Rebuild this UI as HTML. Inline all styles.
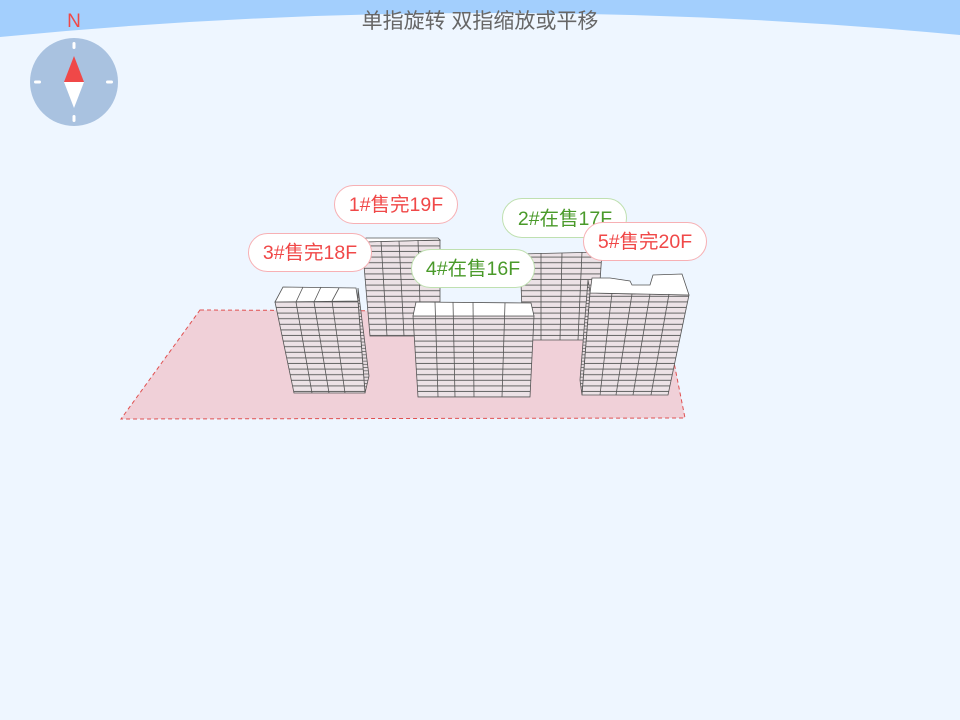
<!DOCTYPE html>
<html><head><meta charset="utf-8">
<style>
html,body{margin:0;padding:0;width:960px;height:720px;overflow:hidden;background:#eef6ff;}
svg{display:block}
text{font-family:"Liberation Sans","Noto Sans CJK SC",sans-serif;}
</style></head><body>
<svg width="960" height="720" viewBox="0 0 960 720">
<defs>
<pattern id="fl" patternUnits="userSpaceOnUse" width="10" height="5.6">
<rect width="10" height="5.6" fill="#ece2e6"/>
<rect y="4.6" width="10" height="1" fill="#666"/>
</pattern>
<pattern id="fs" patternUnits="userSpaceOnUse" width="10" height="3.2">
<rect width="10" height="3.2" fill="#e8dde2"/>
<rect y="2.4" width="10" height="0.8" fill="#666"/>
</pattern>
</defs>
<rect width="960" height="720" fill="#eef6ff"/>
<path d="M0,0 H960 V35 Q480,-10 0,37 Z" fill="#a3cffd"/>
<text x="480" y="28" text-anchor="middle" font-size="21" fill="#666">单指旋转 双指缩放或平移</text>
<!-- compass -->
<text x="74" y="27" text-anchor="middle" font-size="19" fill="#f04848">N</text>
<circle cx="74" cy="82" r="44" fill="#a9c2e0"/>
<rect x="72.5" y="42" width="3" height="7" rx="1.5" fill="#fff"/>
<rect x="72.5" y="115" width="3" height="7" rx="1.5" fill="#fff"/>
<rect x="34" y="80.5" width="7" height="3" rx="1.5" fill="#fff"/>
<rect x="106" y="80.5" width="7" height="3" rx="1.5" fill="#fff"/>
<polygon points="74,56 64,82 84,82" fill="#f04848"/>
<polygon points="74,108 64,82 84,82" fill="#fff"/>
<!-- ground -->
<polygon points="200,310 664,312 685,418 121,419" fill="#f0d0d8" stroke="#e05050" stroke-width="1" stroke-dasharray="4,3"/>
<!-- 1# -->
<polygon points="362,242 440,240 440,336 370,336" fill="url(#fl)" stroke="#555" stroke-width="0.8"/>
<polygon points="362,242 366,238 438,238 440,240" fill="#fff" stroke="#555" stroke-width="0.8"/>
<g stroke="#555" stroke-width="0.8"><line x1="381" y1="241" x2="387" y2="336"/><line x1="399" y1="241" x2="404" y2="336"/><line x1="418" y1="240" x2="421" y2="336"/></g>
<!-- 2# -->
<polygon points="520,254 602,252 596,340 523,340" fill="url(#fl)" stroke="#555" stroke-width="0.8"/>
<g stroke="#555" stroke-width="0.8"><line x1="541" y1="253" x2="541" y2="340"/><line x1="562" y1="253" x2="560" y2="340"/><line x1="582" y1="252" x2="578" y2="340"/></g>
<!-- 3# -->
<polygon points="358,301 358,288 369,376 365,393" fill="url(#fs)" stroke="#555" stroke-width="0.8"/>
<polygon points="275,302 358,301 365,393 294,393" fill="url(#fl)" stroke="#555" stroke-width="0.8"/>
<polygon points="275,302 283,287 356,288 358,301" fill="#fff" stroke="#555" stroke-width="0.8"/>
<g stroke="#555" stroke-width="0.8"><line x1="296" y1="302" x2="312" y2="393"/><line x1="314" y1="302" x2="329" y2="393"/><line x1="332" y1="301" x2="345" y2="393"/><line x1="303" y1="287" x2="296" y2="302"/><line x1="321" y1="287" x2="314" y2="302"/><line x1="339" y1="288" x2="332" y2="301"/></g>
<!-- 4# -->
<polygon points="413,316 534,316 530,397 418,397" fill="url(#fl)" stroke="#555" stroke-width="0.8"/>
<polygon points="413,316 416,302 531,303 534,316" fill="#fff" stroke="#555" stroke-width="0.8"/>
<g stroke="#555" stroke-width="0.8"><line x1="435" y1="302" x2="438" y2="397"/><line x1="453" y1="302" x2="455" y2="397"/><line x1="473" y1="302" x2="474" y2="397"/><line x1="505" y1="303" x2="502" y2="397"/></g>
<!-- 5# -->
<polygon points="590,292 588,280 580,380 582,395" fill="url(#fs)" stroke="#555" stroke-width="0.8"/>
<polygon points="590,293 689,295 668,395 582,395" fill="url(#fl)" stroke="#555" stroke-width="0.8"/>
<polygon points="590,293 592,278 610,278 630,281 632,285 650,285 653,275 682,274 689,295" fill="#fff" stroke="#555" stroke-width="0.8"/>
<g stroke="#555" stroke-width="0.8"><line x1="612" y1="293" x2="600" y2="395"/><line x1="632" y1="294" x2="616" y2="395"/><line x1="650" y1="294" x2="633" y2="395"/><line x1="669" y1="294" x2="651" y2="395"/></g>
<!-- labels -->
<g font-size="19.5">
<rect x="334.5" y="185.5" width="123" height="38" rx="19" fill="#fff" stroke="#f7b0b4"/>
<text x="396" y="211" text-anchor="middle" fill="#f04848">1#售完19F</text>
<rect x="502.5" y="198.5" width="124" height="39" rx="19.5" fill="#fff" stroke="#bfe0b0"/>
<text x="565" y="225" text-anchor="middle" fill="#4a9a2a">2#在售17F</text>
<rect x="248.5" y="233.5" width="123" height="38" rx="19" fill="#fff" stroke="#f7b0b4"/>
<text x="310" y="259" text-anchor="middle" fill="#f04848">3#售完18F</text>
<rect x="411.5" y="249.5" width="123" height="38" rx="19" fill="#fff" stroke="#bfe0b0"/>
<text x="473" y="275" text-anchor="middle" fill="#4a9a2a">4#在售16F</text>
<rect x="583.5" y="222.5" width="123" height="38" rx="19" fill="#fff" stroke="#f7b0b4"/>
<text x="645" y="248" text-anchor="middle" fill="#f04848">5#售完20F</text>
</g>
</svg>
</body></html>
────────────────────
## What to work on
Write the lines above out again exactly, without any of their pictures.

## Expected output
Rebuild this UI as HTML. Inline all styles.
<!DOCTYPE html>
<html><head><meta charset="utf-8">
<style>
html,body{margin:0;padding:0;width:960px;height:720px;overflow:hidden;background:#eef6ff;}
svg{display:block}
text{font-family:"Liberation Sans","Noto Sans CJK SC",sans-serif;}
</style></head><body>
<svg width="960" height="720" viewBox="0 0 960 720">
<defs>
<pattern id="fl" patternUnits="userSpaceOnUse" width="10" height="5.6">
<rect width="10" height="5.6" fill="#ece2e6"/>
<rect y="4.6" width="10" height="1" fill="#666"/>
</pattern>
<pattern id="fs" patternUnits="userSpaceOnUse" width="10" height="3.2">
<rect width="10" height="3.2" fill="#e8dde2"/>
<rect y="2.4" width="10" height="0.8" fill="#666"/>
</pattern>
</defs>
<rect width="960" height="720" fill="#eef6ff"/>
<path d="M0,0 H960 V35 Q480,-10 0,37 Z" fill="#a3cffd"/>
<text x="480" y="28" text-anchor="middle" font-size="21" fill="#666">单指旋转 双指缩放或平移</text>
<!-- compass -->
<text x="74" y="27" text-anchor="middle" font-size="19" fill="#f04848">N</text>
<circle cx="74" cy="82" r="44" fill="#a9c2e0"/>
<rect x="72.5" y="42" width="3" height="7" rx="1.5" fill="#fff"/>
<rect x="72.5" y="115" width="3" height="7" rx="1.5" fill="#fff"/>
<rect x="34" y="80.5" width="7" height="3" rx="1.5" fill="#fff"/>
<rect x="106" y="80.5" width="7" height="3" rx="1.5" fill="#fff"/>
<polygon points="74,56 64,82 84,82" fill="#f04848"/>
<polygon points="74,108 64,82 84,82" fill="#fff"/>
<!-- ground -->
<polygon points="200,310 664,312 685,418 121,419" fill="#f0d0d8" stroke="#e05050" stroke-width="1" stroke-dasharray="4,3"/>
<!-- 1# -->
<polygon points="362,242 440,240 440,336 370,336" fill="url(#fl)" stroke="#555" stroke-width="0.8"/>
<polygon points="362,242 366,238 438,238 440,240" fill="#fff" stroke="#555" stroke-width="0.8"/>
<g stroke="#555" stroke-width="0.8"><line x1="381" y1="241" x2="387" y2="336"/><line x1="399" y1="241" x2="404" y2="336"/><line x1="418" y1="240" x2="421" y2="336"/></g>
<!-- 2# -->
<polygon points="520,254 602,252 596,340 523,340" fill="url(#fl)" stroke="#555" stroke-width="0.8"/>
<g stroke="#555" stroke-width="0.8"><line x1="541" y1="253" x2="541" y2="340"/><line x1="562" y1="253" x2="560" y2="340"/><line x1="582" y1="252" x2="578" y2="340"/></g>
<!-- 3# -->
<polygon points="358,301 358,288 369,376 365,393" fill="url(#fs)" stroke="#555" stroke-width="0.8"/>
<polygon points="275,302 358,301 365,393 294,393" fill="url(#fl)" stroke="#555" stroke-width="0.8"/>
<polygon points="275,302 283,287 356,288 358,301" fill="#fff" stroke="#555" stroke-width="0.8"/>
<g stroke="#555" stroke-width="0.8"><line x1="296" y1="302" x2="312" y2="393"/><line x1="314" y1="302" x2="329" y2="393"/><line x1="332" y1="301" x2="345" y2="393"/><line x1="303" y1="287" x2="296" y2="302"/><line x1="321" y1="287" x2="314" y2="302"/><line x1="339" y1="288" x2="332" y2="301"/></g>
<!-- 4# -->
<polygon points="413,316 534,316 530,397 418,397" fill="url(#fl)" stroke="#555" stroke-width="0.8"/>
<polygon points="413,316 416,302 531,303 534,316" fill="#fff" stroke="#555" stroke-width="0.8"/>
<g stroke="#555" stroke-width="0.8"><line x1="435" y1="302" x2="438" y2="397"/><line x1="453" y1="302" x2="455" y2="397"/><line x1="473" y1="302" x2="474" y2="397"/><line x1="505" y1="303" x2="502" y2="397"/></g>
<!-- 5# -->
<polygon points="590,292 588,280 580,380 582,395" fill="url(#fs)" stroke="#555" stroke-width="0.8"/>
<polygon points="590,293 689,295 668,395 582,395" fill="url(#fl)" stroke="#555" stroke-width="0.8"/>
<polygon points="590,293 592,278 610,278 630,281 632,285 650,285 653,275 682,274 689,295" fill="#fff" stroke="#555" stroke-width="0.8"/>
<g stroke="#555" stroke-width="0.8"><line x1="612" y1="293" x2="600" y2="395"/><line x1="632" y1="294" x2="616" y2="395"/><line x1="650" y1="294" x2="633" y2="395"/><line x1="669" y1="294" x2="651" y2="395"/></g>
<!-- labels -->
<g font-size="19.5">
<rect x="334.5" y="185.5" width="123" height="38" rx="19" fill="#fff" stroke="#f7b0b4"/>
<text x="396" y="211" text-anchor="middle" fill="#f04848">1#售完19F</text>
<rect x="502.5" y="198.5" width="124" height="39" rx="19.5" fill="#fff" stroke="#bfe0b0"/>
<text x="565" y="225" text-anchor="middle" fill="#4a9a2a">2#在售17F</text>
<rect x="248.5" y="233.5" width="123" height="38" rx="19" fill="#fff" stroke="#f7b0b4"/>
<text x="310" y="259" text-anchor="middle" fill="#f04848">3#售完18F</text>
<rect x="411.5" y="249.5" width="123" height="38" rx="19" fill="#fff" stroke="#bfe0b0"/>
<text x="473" y="275" text-anchor="middle" fill="#4a9a2a">4#在售16F</text>
<rect x="583.5" y="222.5" width="123" height="38" rx="19" fill="#fff" stroke="#f7b0b4"/>
<text x="645" y="248" text-anchor="middle" fill="#f04848">5#售完20F</text>
</g>
</svg>
</body></html>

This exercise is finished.